If you (just) let it output you should see that, but if 
you capture with x=`...|openssl enc -e` or x=$( ... ) 
and just use $x that "normalizes" whitespace. For data 
over 48 bytes, base64 is *multiple* lines, which will be 
harder to echo, unless you use -A to put it all on one line, 
which may still be difficult to handle because it's long.

The / is no problem; the base64 charset is letters (both cases) 
digits slash and plus, and equals for padding if necessary, 
with linebreaks and other whitespace (if used) skipped.
These were chosen decades ago because they survive practically 
all processing done on all systems everywhere.

> Or is there a better solution to getting <some data> and 
> <encrypted data>
> into openssl than echoing it, without writing it to a file and
> (preferably) without manipulating the data before passing it 
> to openssl?
> 
Base64 is the usual way of doing this manually or semimanually, 
precisely because it was designed to use only safe characters.
Writing and reading a file is usually the simplest and easiest 
way to handle arbitrary bits, commonly 'binary'. Since you've 
excluded that, awk and perl can (usually?) be persuaded to output 
any bytes; or you can write your own decode/dearmor program(s?). 

Or you could store it in a database and fetch it back out; 
for base64 you can use standard commandline utilities like 
mysql, sqlcmd, sqlplus; for 'binary' you'll have to write 
your own programs.

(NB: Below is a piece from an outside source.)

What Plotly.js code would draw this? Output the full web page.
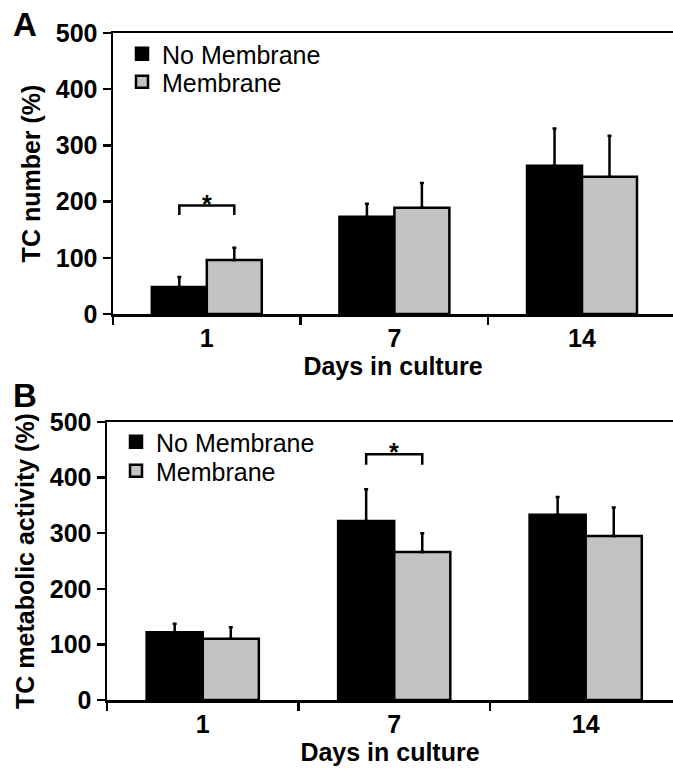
<!DOCTYPE html>
<html>
<head>
<meta charset="utf-8">
<script src="https://cdn.plot.ly/plotly-3.0.1.min.js"></script>
<style>html,body{margin:0;padding:0;background:#fff;}#chart{width:673px;height:770px;}</style>
</head>
<body>
<div id="chart"></div>
<script>
// ---- data ----
const categories = ['1', '7', '14'];
const seriesNames = ['No Membrane', 'Membrane'];

// Panel A: TC number (%)
const numNoMembrane = [48, 173, 264];
const numNoMembraneErr = [18, 23, 66];
const numMembrane = [96, 189, 244];
const numMembraneErr = [22, 44, 73];

// Panel B: TC metabolic activity (%)
const actNoMembrane = [122, 322, 333];
const actNoMembraneErr = [15, 57, 32];
const actMembrane = [110, 266, 295];
const actMembraneErr = [21, 34, 51];

const yTicks = [0, 100, 200, 300, 400, 500];

// significance brackets: category, bracket top value, drop of the bracket legs
const sigA = {cat: '1', top: 193, drop: 17};
const sigB = {cat: '7', top: 442, drop: 19};

// ---- styles ----
const colNo = '#000000';
const colMem = '#c3c3c3';
const bargap = 0.414;
const FONT = 'Liberation Sans, Arial, sans-serif';

function barTrace(y, err, name, color, xa, ya, leg) {
  return {
    type: 'bar', x: categories, y: y, name: name,
    xaxis: xa, yaxis: ya, legend: leg,
    marker: {color: color, line: {color: '#000', width: 2.5}},
    error_y: {type: 'data', array: err, arrayminus: err.map(() => 0), symmetric: false,
              color: '#000', thickness: 2.5, width: 2},
    hoverinfo: 'skip'
  };
}

const traces = [
  barTrace(numNoMembrane, numNoMembraneErr, seriesNames[0], colNo, 'x', 'y', 'legend'),
  barTrace(numMembrane, numMembraneErr, seriesNames[1], colMem, 'x', 'y', 'legend2'),
  barTrace(actNoMembrane, actNoMembraneErr, seriesNames[0], colNo, 'x2', 'y2', 'legend3'),
  barTrace(actMembrane, actMembraneErr, seriesNames[1], colMem, 'x2', 'y2', 'legend4')
];

function xAxis(domain, range) {
  return {
    type: 'category', categoryorder: 'array', categoryarray: categories,
    domain: domain, range: range,
    showline: true, linecolor: '#000', linewidth: 2.5, mirror: true,
    ticks: 'outside', tickson: 'boundaries', ticklen: 8, tickwidth: 2.5, tickcolor: '#000',
    tickfont: {family: FONT, size: 25, color: '#000', weight: 'bold'},
    showgrid: false, zeroline: false, fixedrange: true,
    title: {text: '<b>Days in culture</b>', font: {family: FONT, size: 25, color: '#000'}, standoff: 7}
  };
}
function yAxis(domain, title) {
  return {
    domain: domain, range: [0, 500], tickvals: yTicks,
    showline: true, linecolor: '#000', linewidth: 2.5,
    ticks: 'outside', ticklen: 8, tickwidth: 2.5, tickcolor: '#000',
    tickfont: {family: FONT, size: 25, color: '#000', weight: 'bold'},
    showgrid: false, zeroline: false, fixedrange: true,
    title: {text: '<b>' + title + '</b>', font: {family: FONT, size: 25, color: '#000'}, standoff: 8}
  };
}

const W = 673, H = 770;
const xa = xAxis([113 / W, 1], [-0.5, 2.485]); xa.anchor = 'y';
const xb = xAxis([107 / W, 1], [-0.5, 2.456]); xb.anchor = 'y2';
const ya = yAxis([1 - 314 / H, 1 - 33 / H], 'TC number (%)'); ya.anchor = 'x';
const yb = yAxis([1 - 700 / H, 1 - 422 / H], 'TC metabolic activity (%)'); yb.anchor = 'x2';

function legendAt(px, py) {
  return {x: px / W, y: 1 - py / H, xanchor: 'left', yanchor: 'middle',
          font: {family: FONT, size: 25, color: '#000'}, bgcolor: 'rgba(0,0,0,0)',
          borderwidth: 0, itemwidth: 30, itemclick: false, itemdoubleclick: false};
}

// bracket shapes (x in category index units: bar centres at idx -/+ offset)
const off = (1 - bargap) / 4;
function bracket(sig, xref, yref) {
  const i = categories.indexOf(sig.cat);
  const x0 = i - off, x1 = i + off, yt = sig.top, yb2 = sig.top - sig.drop;
  return {type: 'path', xref: xref, yref: yref,
          path: `M ${x0} ${yb2} L ${x0} ${yt} L ${x1} ${yt} L ${x1} ${yb2}`,
          line: {color: '#000', width: 2.5}};
}
function star(sig, xref, yref) {
  return {xref: xref, yref: yref, x: categories.indexOf(sig.cat), y: sig.top,
          yanchor: 'bottom', text: '<b>*</b>', showarrow: false, yshift: -14,
          font: {family: FONT, size: 25, color: '#000'}};
}

const layout = {
  width: W, height: H, margin: {l: 0, r: 0, t: 0, b: 0},
  paper_bgcolor: '#fff', plot_bgcolor: 'rgba(0,0,0,0)',
  barmode: 'group', bargap: bargap, bargroupgap: 0,
  showlegend: true,
  xaxis: xa, yaxis: ya, xaxis2: xb, yaxis2: yb,
  legend: legendAt(122, 54), legend2: legendAt(122, 82),
  legend3: legendAt(116, 442), legend4: legendAt(116, 471),
  shapes: [bracket(sigA, 'x', 'y'), bracket(sigB, 'x2', 'y2')],
  annotations: [
    star(sigA, 'x', 'y'), star(sigB, 'x2', 'y2'),
    {xref: 'paper', yref: 'paper', x: 25 / W, y: 1 - 25 / H, xanchor: 'center', yanchor: 'middle',
     text: '<b>A</b>', showarrow: false, font: {family: FONT, size: 33, color: '#000'}},
    {xref: 'paper', yref: 'paper', x: 25 / W, y: 1 - 395 / H, xanchor: 'center', yanchor: 'middle',
     text: '<b>B</b>', showarrow: false, font: {family: FONT, size: 33, color: '#000'}}
  ]
};

Plotly.newPlot('chart', traces, layout, {staticPlot: true, displayModeBar: false});
</script>
</body>
</html>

But many databases are actually files.
Although you could use a remote database (server), then 
it isn't a file *on your system*; does that count? But you 
could also remote a file with NFS, AFS, NetBios/Samba/etc.

Ciphertext is always 'binary' (for modern computer ciphers).
Whether your plaintext is so, or is limited to printable 
characters that you can echo and print and type etc., is 
up to you, or your users/customers/boss(es)/etc.